**What the task asks**
Return precisely the span of lines from the top of the material below to the line containing "import matplotlib.patheffects as pe", both included. Pictures are excluded.
== == ==
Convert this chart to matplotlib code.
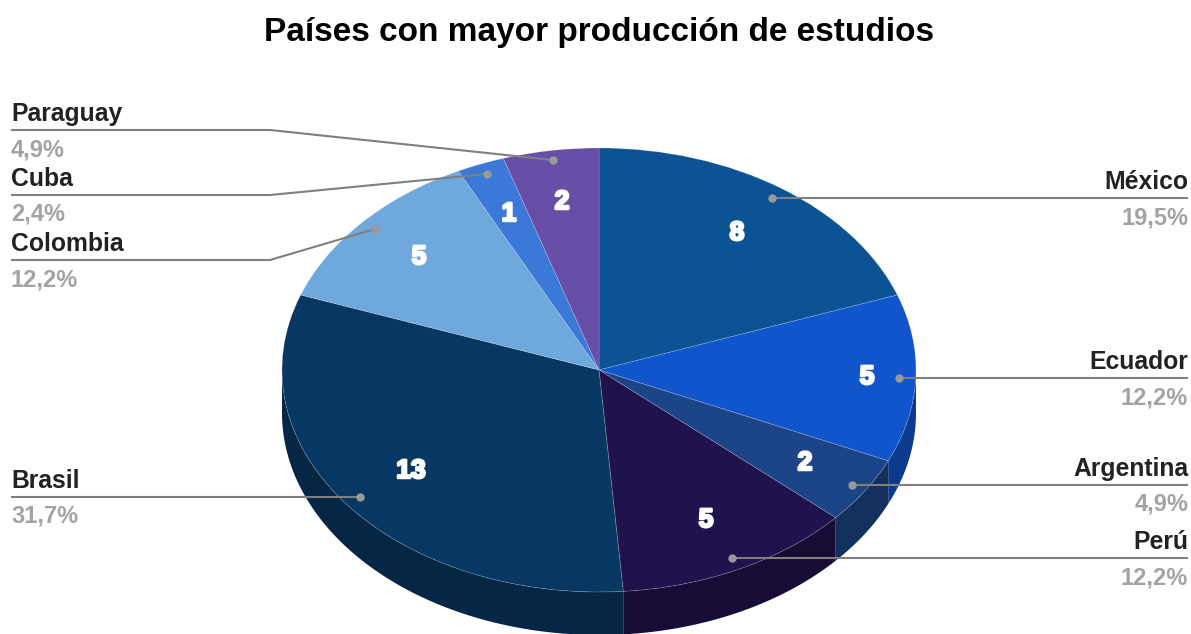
import numpy as np
import matplotlib
matplotlib.use('Agg')
import matplotlib.pyplot as plt
import matplotlib.patheffects as pe

# Data, clockwise from 12 o'clock
paises = ['México', 'Ecuador', 'Argentina', 'Perú', 'Brasil', 'Colombia', 'Cuba', 'Paraguay']
estudios = [8, 5, 2, 5, 13, 5, 1, 2]
porcentajes = ['19,5%', '12,2%', '4,9%', '12,2%', '31,7%', '12,2%', '2,4%', '4,9%']
colores = ['#0b5394', '#1155cc', '#1c4587', '#20124d', '#073763', '#6fa8dc', '#3c78d8', '#674ea7']
colores_lado = ['#083a68', '#0b3b8f', '#13305e', '#160c36', '#052645', '#4d769a', '#2a5497', '#483674']

plt.rcParams['font.family'] = ['Liberation Sans', 'DejaVu Sans']

W, H = 1191, 634
CX, CY = 599, 370
RX, RY = 317, 222
DEPTH = 43


# the axes is scaled so the unit pie becomes the flattened ellipse
def px(x):
    return (x - CX) / RX


def py(y):
    return (CY - y) / RY


fig = plt.figure(figsize=(W / 100, H / 100), dpi=100)
ax = fig.add_axes([0, 0, 1, 1])

# Side wall of the pie
d = DEPTH / RY
limites = 90 - 360 * np.cumsum([0] + estudios) / sum(estudios)
for i in range(len(estudios)):
    a1, a0 = limites[i], limites[i + 1]
    # only the front half is visible
    a0 = max(a0, -180)
    a1 = min(a1, 0)
    if a1 <= a0:
        continue
    t = np.radians(np.linspace(a0, a1, 80))
    xs = np.cos(t)
    ys = np.sin(t)
    ax.fill(np.r_[xs, xs[::-1]], np.r_[ys, ys[::-1] - d], color=colores_lado[i], lw=0, zorder=1)

wedges, _ = ax.pie(estudios, colors=colores, startangle=90, counterclock=False, radius=1,
                   wedgeprops={'edgecolor': (1, 1, 1, 0.2), 'linewidth': 0.6, 'zorder': 2})
ax.set_aspect('auto')
ax.set_xlim(px(0), px(W))
ax.set_ylim(py(H), py(0))

# Value labels inside the slices
pos_valor = [(737, 233), (867, 377), (805, 463), (706, 520), (411, 471), (419, 257), (509, 214), (562, 202)]
for v, (x, y) in zip(estudios, pos_valor):
    ax.text(px(x), py(y), str(v), color='white', fontsize=19, fontweight='bold', ha='center',
            va='center', zorder=5, path_effects=[pe.withStroke(linewidth=1.8, foreground='white')])

# Leader lines and outside labels: points run from the text to the dot
guias = {
    'México': [(1188, 198), (772, 198)],
    'Ecuador': [(1188, 378), (899, 378)],
    'Argentina': [(1188, 485), (852, 485)],
    'Perú': [(1188, 558), (732, 558)],
    'Brasil': [(11, 497), (360, 497)],
    'Colombia': [(11, 260), (270, 260), (375, 229)],
    'Cuba': [(11, 195), (270, 195), (487, 174)],
    'Paraguay': [(11, 130), (270, 130), (553, 160)],
}
for nombre, pct in zip(paises, porcentajes):
    pts = guias[nombre]
    xs = [px(p[0]) for p in pts]
    ys = [py(p[1]) for p in pts]
    ax.plot(xs, ys, color='#7f7f7f', lw=1.5, zorder=6, solid_capstyle='butt')
    ax.plot(xs[-1], ys[-1], 'o', color='#999999', ms=6, mew=0, zorder=7)
    derecha = pts[0][0] > CX
    ha = 'right' if derecha else 'left'
    x0 = xs[0]
    y0 = pts[0][1]
    ax.text(x0, py(y0 - 4), nombre, color='#222222', fontsize=17.8, fontweight='bold', ha=ha, va='bottom', zorder=8)
    ax.text(x0, py(y0 + 8), pct, color='#a3a3a3', fontsize=17, fontweight='bold', ha=ha, va='top', zorder=8)

ax.text(px(599), py(32), 'Países con mayor producción de estudios', color='black', fontsize=24,
        fontweight='bold', ha='center', va='center')

ax.axis('off')
fig.savefig('out.png', dpi=100)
== == ==
**Response to this exercise**
Convert this chart to matplotlib code.
import numpy as np
import matplotlib
matplotlib.use('Agg')
import matplotlib.pyplot as plt
import matplotlib.patheffects as pe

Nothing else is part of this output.